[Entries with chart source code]
★ ★ ★ ★ ★ ★ ★
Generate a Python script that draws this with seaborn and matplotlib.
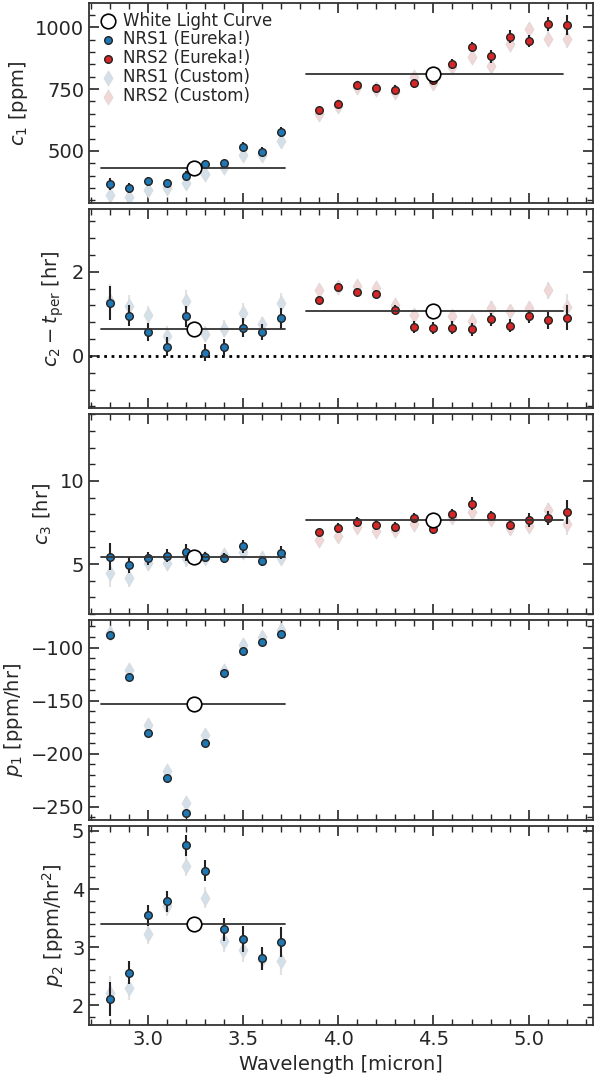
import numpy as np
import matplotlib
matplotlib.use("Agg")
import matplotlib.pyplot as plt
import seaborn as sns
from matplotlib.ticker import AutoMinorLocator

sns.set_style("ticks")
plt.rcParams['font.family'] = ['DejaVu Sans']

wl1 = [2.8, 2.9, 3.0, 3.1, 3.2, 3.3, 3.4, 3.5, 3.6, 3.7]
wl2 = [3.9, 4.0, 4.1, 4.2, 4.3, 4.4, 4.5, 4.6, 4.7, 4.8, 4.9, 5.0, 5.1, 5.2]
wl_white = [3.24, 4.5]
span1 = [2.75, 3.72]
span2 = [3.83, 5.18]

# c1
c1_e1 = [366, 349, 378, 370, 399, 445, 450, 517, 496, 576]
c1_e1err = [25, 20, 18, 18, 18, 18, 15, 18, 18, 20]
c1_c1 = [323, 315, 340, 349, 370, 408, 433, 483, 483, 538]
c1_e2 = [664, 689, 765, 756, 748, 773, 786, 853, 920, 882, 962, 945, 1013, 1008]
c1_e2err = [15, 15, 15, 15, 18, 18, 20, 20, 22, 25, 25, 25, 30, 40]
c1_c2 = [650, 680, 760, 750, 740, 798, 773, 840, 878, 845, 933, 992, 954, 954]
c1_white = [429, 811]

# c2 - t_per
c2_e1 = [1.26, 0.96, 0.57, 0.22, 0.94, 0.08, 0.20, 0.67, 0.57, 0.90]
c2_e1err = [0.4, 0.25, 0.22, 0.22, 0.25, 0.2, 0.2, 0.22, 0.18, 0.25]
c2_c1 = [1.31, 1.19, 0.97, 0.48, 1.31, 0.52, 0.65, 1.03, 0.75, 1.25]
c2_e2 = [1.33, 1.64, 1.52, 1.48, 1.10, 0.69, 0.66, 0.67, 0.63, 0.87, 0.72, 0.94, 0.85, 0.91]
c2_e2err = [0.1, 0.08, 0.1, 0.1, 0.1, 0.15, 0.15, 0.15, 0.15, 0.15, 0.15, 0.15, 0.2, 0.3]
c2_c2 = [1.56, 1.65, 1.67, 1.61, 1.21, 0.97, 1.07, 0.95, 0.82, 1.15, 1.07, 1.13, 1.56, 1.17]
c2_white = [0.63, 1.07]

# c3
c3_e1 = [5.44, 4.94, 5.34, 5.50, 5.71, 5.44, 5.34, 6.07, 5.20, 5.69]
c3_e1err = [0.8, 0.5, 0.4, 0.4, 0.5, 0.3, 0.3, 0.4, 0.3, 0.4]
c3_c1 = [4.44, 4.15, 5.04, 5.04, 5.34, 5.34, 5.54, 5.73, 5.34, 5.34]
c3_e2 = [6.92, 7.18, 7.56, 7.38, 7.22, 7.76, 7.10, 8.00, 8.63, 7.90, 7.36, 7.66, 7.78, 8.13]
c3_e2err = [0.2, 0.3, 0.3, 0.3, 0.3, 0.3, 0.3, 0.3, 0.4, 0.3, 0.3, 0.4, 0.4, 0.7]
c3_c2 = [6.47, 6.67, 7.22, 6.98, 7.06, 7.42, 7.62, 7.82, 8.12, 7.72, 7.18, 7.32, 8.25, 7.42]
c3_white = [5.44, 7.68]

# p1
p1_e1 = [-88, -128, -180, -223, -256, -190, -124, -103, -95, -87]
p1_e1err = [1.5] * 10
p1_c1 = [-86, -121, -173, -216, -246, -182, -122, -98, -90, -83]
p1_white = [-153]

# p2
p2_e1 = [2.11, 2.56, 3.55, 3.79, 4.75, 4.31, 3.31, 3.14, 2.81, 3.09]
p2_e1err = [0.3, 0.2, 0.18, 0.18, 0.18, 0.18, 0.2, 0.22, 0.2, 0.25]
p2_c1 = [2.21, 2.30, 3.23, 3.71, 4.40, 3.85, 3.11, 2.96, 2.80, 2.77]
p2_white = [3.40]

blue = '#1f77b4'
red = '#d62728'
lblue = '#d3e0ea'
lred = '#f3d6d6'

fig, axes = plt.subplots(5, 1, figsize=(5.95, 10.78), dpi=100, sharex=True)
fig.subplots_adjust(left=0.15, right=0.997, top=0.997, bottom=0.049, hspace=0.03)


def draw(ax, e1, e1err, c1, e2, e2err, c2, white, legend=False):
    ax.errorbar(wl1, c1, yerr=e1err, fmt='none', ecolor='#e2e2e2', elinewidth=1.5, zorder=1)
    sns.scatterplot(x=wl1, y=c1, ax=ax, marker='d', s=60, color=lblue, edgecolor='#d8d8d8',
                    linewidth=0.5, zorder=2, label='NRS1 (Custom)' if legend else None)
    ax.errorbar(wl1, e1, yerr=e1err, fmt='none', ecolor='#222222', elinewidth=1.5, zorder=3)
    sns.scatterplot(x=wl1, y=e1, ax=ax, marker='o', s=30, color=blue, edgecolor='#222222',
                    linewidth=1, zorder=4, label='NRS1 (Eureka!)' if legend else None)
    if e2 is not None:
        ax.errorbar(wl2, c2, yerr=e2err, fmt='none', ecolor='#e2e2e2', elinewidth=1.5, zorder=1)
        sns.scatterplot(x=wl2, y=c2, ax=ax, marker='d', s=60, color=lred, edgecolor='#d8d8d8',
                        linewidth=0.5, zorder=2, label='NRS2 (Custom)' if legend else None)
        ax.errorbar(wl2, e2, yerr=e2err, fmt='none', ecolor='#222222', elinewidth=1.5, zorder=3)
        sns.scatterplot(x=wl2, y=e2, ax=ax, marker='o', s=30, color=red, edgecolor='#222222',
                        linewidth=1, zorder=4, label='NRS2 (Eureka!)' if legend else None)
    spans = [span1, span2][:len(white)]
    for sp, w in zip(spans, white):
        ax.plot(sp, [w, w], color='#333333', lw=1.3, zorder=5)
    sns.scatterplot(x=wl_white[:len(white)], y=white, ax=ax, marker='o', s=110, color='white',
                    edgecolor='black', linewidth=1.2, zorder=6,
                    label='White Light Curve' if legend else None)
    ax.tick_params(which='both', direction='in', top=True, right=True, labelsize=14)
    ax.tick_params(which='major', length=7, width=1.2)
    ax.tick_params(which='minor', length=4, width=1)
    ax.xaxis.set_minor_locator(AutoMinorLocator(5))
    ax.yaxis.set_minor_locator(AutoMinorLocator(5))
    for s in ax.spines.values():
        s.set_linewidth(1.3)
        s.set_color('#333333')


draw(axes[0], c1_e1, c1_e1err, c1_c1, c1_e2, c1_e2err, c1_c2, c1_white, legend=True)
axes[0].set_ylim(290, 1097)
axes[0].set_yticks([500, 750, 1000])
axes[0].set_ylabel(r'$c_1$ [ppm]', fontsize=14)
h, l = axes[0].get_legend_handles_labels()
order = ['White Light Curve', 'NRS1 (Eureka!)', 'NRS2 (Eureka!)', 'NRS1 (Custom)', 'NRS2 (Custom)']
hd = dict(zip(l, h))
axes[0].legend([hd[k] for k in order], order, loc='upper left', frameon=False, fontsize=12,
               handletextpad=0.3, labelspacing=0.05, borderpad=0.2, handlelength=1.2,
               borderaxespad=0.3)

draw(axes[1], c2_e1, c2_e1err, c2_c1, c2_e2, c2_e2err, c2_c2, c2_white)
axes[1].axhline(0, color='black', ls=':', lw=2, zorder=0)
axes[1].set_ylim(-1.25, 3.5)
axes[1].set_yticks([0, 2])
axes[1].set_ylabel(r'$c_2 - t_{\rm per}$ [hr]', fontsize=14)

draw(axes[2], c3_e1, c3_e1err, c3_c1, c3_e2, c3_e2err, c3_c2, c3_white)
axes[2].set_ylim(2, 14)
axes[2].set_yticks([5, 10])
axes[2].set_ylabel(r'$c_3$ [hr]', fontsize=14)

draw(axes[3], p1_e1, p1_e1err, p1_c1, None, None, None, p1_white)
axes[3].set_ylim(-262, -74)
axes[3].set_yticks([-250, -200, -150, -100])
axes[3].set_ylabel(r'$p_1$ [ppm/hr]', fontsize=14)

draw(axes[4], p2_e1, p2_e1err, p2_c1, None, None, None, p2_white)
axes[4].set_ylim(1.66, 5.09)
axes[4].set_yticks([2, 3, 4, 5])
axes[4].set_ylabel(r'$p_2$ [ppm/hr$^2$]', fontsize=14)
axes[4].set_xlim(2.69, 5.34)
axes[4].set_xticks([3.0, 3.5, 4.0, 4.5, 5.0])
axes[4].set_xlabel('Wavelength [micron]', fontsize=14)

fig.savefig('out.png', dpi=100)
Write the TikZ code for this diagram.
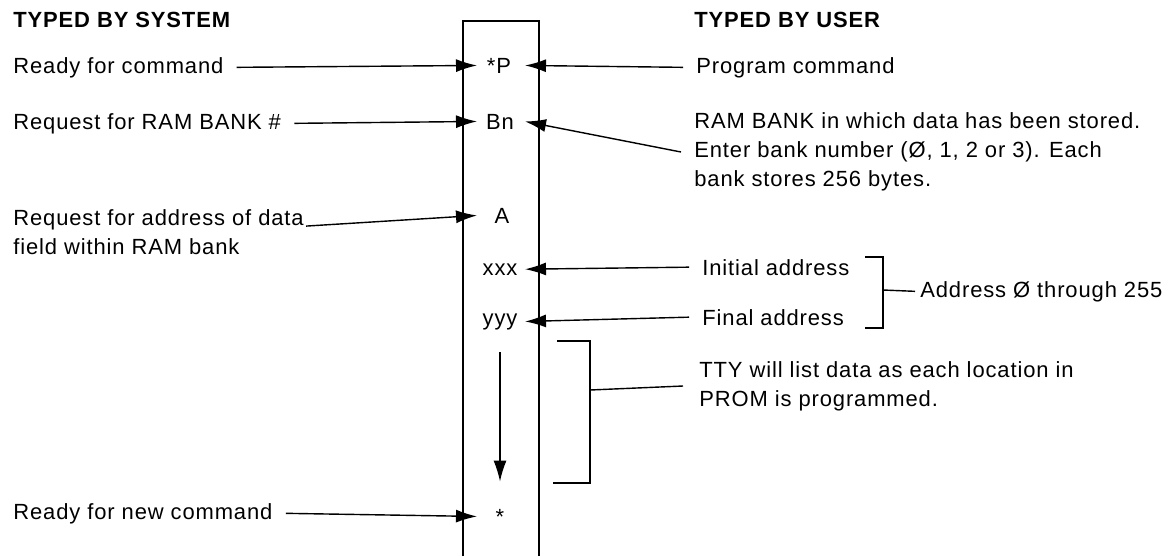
★ ★ ★ ★ ★ ★ ★
#### [Task instructions]
The lines from the top of the data above through the one holding "span2 = [3.83, 5.18]" are to be repeated exactly, and only those, with no pictures.

#### [Response below]
Generate a Python script that draws this with seaborn and matplotlib.
import numpy as np
import matplotlib
matplotlib.use("Agg")
import matplotlib.pyplot as plt
import seaborn as sns
from matplotlib.ticker import AutoMinorLocator

sns.set_style("ticks")
plt.rcParams['font.family'] = ['DejaVu Sans']

wl1 = [2.8, 2.9, 3.0, 3.1, 3.2, 3.3, 3.4, 3.5, 3.6, 3.7]
wl2 = [3.9, 4.0, 4.1, 4.2, 4.3, 4.4, 4.5, 4.6, 4.7, 4.8, 4.9, 5.0, 5.1, 5.2]
wl_white = [3.24, 4.5]
span1 = [2.75, 3.72]
span2 = [3.83, 5.18]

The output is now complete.